### Problem statement
Without the pictures, write out all the lines below exactly as they appear.

### Given data

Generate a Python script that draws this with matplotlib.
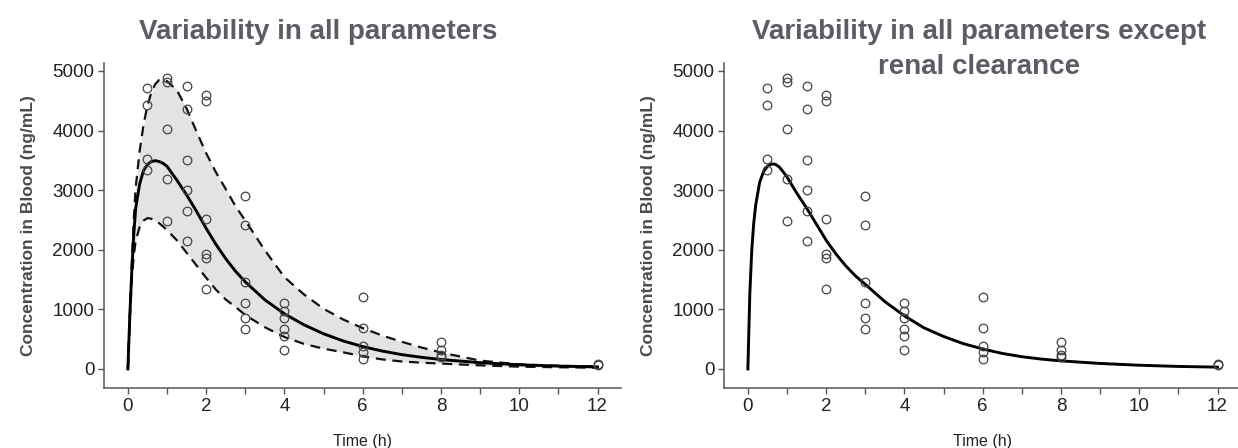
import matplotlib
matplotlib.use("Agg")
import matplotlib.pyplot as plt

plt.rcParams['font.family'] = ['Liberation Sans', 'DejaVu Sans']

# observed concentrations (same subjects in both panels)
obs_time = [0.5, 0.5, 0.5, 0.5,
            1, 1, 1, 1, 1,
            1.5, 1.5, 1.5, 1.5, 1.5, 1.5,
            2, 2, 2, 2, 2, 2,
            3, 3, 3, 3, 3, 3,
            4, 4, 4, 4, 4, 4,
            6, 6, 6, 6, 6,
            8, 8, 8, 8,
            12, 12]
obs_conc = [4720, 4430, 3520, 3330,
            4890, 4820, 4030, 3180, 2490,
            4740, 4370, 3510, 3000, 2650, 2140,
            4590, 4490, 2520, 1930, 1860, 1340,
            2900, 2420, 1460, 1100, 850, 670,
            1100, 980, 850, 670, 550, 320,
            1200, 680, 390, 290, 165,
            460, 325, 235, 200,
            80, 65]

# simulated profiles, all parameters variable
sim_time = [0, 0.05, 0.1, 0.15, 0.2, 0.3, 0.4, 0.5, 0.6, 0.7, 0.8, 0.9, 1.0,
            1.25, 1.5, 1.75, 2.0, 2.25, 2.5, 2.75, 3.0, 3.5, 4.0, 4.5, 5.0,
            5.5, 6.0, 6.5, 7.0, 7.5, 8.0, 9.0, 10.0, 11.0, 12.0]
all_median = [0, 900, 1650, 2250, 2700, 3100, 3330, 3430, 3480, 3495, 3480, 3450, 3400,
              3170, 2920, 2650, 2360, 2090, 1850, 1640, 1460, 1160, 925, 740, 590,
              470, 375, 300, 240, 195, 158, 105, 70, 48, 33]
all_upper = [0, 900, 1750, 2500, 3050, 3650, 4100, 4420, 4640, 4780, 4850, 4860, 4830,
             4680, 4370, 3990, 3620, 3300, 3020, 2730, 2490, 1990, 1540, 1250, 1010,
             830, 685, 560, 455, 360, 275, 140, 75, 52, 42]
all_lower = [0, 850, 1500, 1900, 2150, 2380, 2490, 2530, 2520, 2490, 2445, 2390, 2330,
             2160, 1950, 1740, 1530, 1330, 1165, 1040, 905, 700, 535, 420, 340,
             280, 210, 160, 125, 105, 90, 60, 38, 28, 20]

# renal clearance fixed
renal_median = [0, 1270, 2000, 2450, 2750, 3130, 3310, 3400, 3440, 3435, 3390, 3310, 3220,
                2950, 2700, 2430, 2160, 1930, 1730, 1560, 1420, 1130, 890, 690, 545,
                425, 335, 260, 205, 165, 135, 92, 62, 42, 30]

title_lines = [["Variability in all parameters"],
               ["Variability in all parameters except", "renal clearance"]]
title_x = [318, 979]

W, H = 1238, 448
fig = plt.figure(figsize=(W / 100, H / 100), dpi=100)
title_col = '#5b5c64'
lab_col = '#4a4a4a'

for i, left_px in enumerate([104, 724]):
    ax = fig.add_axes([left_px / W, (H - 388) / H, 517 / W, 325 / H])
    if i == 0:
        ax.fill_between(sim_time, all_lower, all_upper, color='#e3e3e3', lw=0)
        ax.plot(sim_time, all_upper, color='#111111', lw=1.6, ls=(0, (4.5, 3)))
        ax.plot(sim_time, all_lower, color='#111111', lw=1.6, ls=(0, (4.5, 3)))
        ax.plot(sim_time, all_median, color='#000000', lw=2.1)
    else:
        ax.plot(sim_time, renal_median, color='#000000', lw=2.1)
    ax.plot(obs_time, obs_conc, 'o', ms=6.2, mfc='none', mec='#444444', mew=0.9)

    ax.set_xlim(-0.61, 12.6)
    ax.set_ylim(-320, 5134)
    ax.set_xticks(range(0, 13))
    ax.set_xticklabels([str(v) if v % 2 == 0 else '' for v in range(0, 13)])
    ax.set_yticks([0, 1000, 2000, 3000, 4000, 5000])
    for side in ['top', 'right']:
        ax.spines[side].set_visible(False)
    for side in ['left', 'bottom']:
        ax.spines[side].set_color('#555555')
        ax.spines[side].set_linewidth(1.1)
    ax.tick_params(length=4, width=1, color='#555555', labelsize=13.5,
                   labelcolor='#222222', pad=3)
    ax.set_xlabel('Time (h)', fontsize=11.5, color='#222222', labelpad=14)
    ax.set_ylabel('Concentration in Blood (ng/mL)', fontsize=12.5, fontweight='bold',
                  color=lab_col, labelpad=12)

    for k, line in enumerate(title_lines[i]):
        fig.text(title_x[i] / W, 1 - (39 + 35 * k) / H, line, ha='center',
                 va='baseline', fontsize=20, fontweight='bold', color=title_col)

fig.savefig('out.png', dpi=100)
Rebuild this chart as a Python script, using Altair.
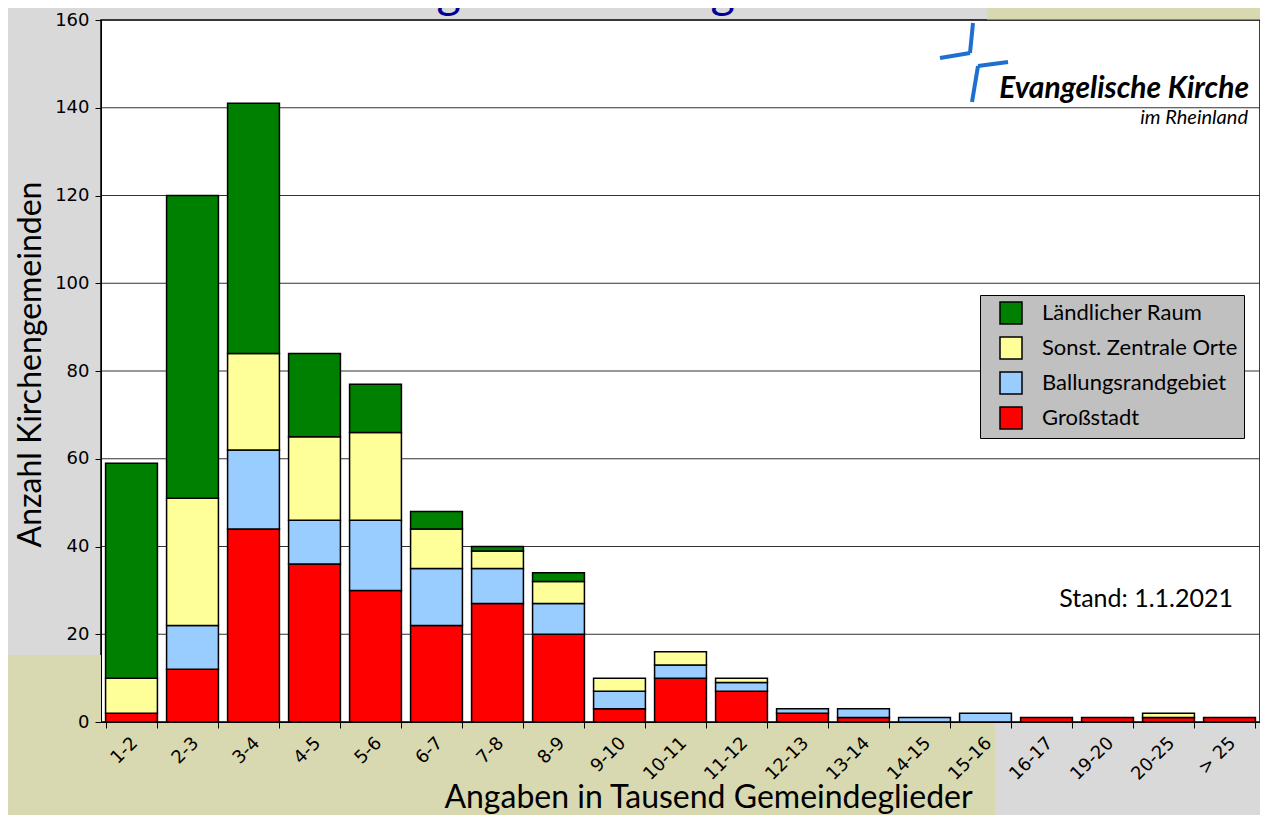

### Answer to this task
Generate a Python script that draws this with matplotlib.
import matplotlib
matplotlib.use("Agg")
import matplotlib.pyplot as plt

plt.rcParams['font.family'] = ['Liberation Sans', 'DejaVu Sans']

# observed concentrations (same subjects in both panels)
obs_time = [0.5, 0.5, 0.5, 0.5,
            1, 1, 1, 1, 1,
            1.5, 1.5, 1.5, 1.5, 1.5, 1.5,
            2, 2, 2, 2, 2, 2,
            3, 3, 3, 3, 3, 3,
            4, 4, 4, 4, 4, 4,
            6, 6, 6, 6, 6,
            8, 8, 8, 8,
            12, 12]
obs_conc = [4720, 4430, 3520, 3330,
            4890, 4820, 4030, 3180, 2490,
            4740, 4370, 3510, 3000, 2650, 2140,
            4590, 4490, 2520, 1930, 1860, 1340,
            2900, 2420, 1460, 1100, 850, 670,
            1100, 980, 850, 670, 550, 320,
            1200, 680, 390, 290, 165,
            460, 325, 235, 200,
            80, 65]

# simulated profiles, all parameters variable
sim_time = [0, 0.05, 0.1, 0.15, 0.2, 0.3, 0.4, 0.5, 0.6, 0.7, 0.8, 0.9, 1.0,
            1.25, 1.5, 1.75, 2.0, 2.25, 2.5, 2.75, 3.0, 3.5, 4.0, 4.5, 5.0,
            5.5, 6.0, 6.5, 7.0, 7.5, 8.0, 9.0, 10.0, 11.0, 12.0]
all_median = [0, 900, 1650, 2250, 2700, 3100, 3330, 3430, 3480, 3495, 3480, 3450, 3400,
              3170, 2920, 2650, 2360, 2090, 1850, 1640, 1460, 1160, 925, 740, 590,
              470, 375, 300, 240, 195, 158, 105, 70, 48, 33]
all_upper = [0, 900, 1750, 2500, 3050, 3650, 4100, 4420, 4640, 4780, 4850, 4860, 4830,
             4680, 4370, 3990, 3620, 3300, 3020, 2730, 2490, 1990, 1540, 1250, 1010,
             830, 685, 560, 455, 360, 275, 140, 75, 52, 42]
all_lower = [0, 850, 1500, 1900, 2150, 2380, 2490, 2530, 2520, 2490, 2445, 2390, 2330,
             2160, 1950, 1740, 1530, 1330, 1165, 1040, 905, 700, 535, 420, 340,
             280, 210, 160, 125, 105, 90, 60, 38, 28, 20]

# renal clearance fixed
renal_median = [0, 1270, 2000, 2450, 2750, 3130, 3310, 3400, 3440, 3435, 3390, 3310, 3220,
                2950, 2700, 2430, 2160, 1930, 1730, 1560, 1420, 1130, 890, 690, 545,
                425, 335, 260, 205, 165, 135, 92, 62, 42, 30]

title_lines = [["Variability in all parameters"],
               ["Variability in all parameters except", "renal clearance"]]
title_x = [318, 979]

W, H = 1238, 448
fig = plt.figure(figsize=(W / 100, H / 100), dpi=100)
title_col = '#5b5c64'
lab_col = '#4a4a4a'

for i, left_px in enumerate([104, 724]):
    ax = fig.add_axes([left_px / W, (H - 388) / H, 517 / W, 325 / H])
    if i == 0:
        ax.fill_between(sim_time, all_lower, all_upper, color='#e3e3e3', lw=0)
        ax.plot(sim_time, all_upper, color='#111111', lw=1.6, ls=(0, (4.5, 3)))
        ax.plot(sim_time, all_lower, color='#111111', lw=1.6, ls=(0, (4.5, 3)))
        ax.plot(sim_time, all_median, color='#000000', lw=2.1)
    else:
        ax.plot(sim_time, renal_median, color='#000000', lw=2.1)
    ax.plot(obs_time, obs_conc, 'o', ms=6.2, mfc='none', mec='#444444', mew=0.9)

    ax.set_xlim(-0.61, 12.6)
    ax.set_ylim(-320, 5134)
    ax.set_xticks(range(0, 13))
    ax.set_xticklabels([str(v) if v % 2 == 0 else '' for v in range(0, 13)])
    ax.set_yticks([0, 1000, 2000, 3000, 4000, 5000])
    for side in ['top', 'right']:
        ax.spines[side].set_visible(False)
    for side in ['left', 'bottom']:
        ax.spines[side].set_color('#555555')
        ax.spines[side].set_linewidth(1.1)
    ax.tick_params(length=4, width=1, color='#555555', labelsize=13.5,
                   labelcolor='#222222', pad=3)
    ax.set_xlabel('Time (h)', fontsize=11.5, color='#222222', labelpad=14)
    ax.set_ylabel('Concentration in Blood (ng/mL)', fontsize=12.5, fontweight='bold',
                  color=lab_col, labelpad=12)

    for k, line in enumerate(title_lines[i]):
        fig.text(title_x[i] / W, 1 - (39 + 35 * k) / H, line, ha='center',
                 va='baseline', fontsize=20, fontweight='bold', color=title_col)

fig.savefig('out.png', dpi=100)
Rebuild this chart as a Python script, using Altair.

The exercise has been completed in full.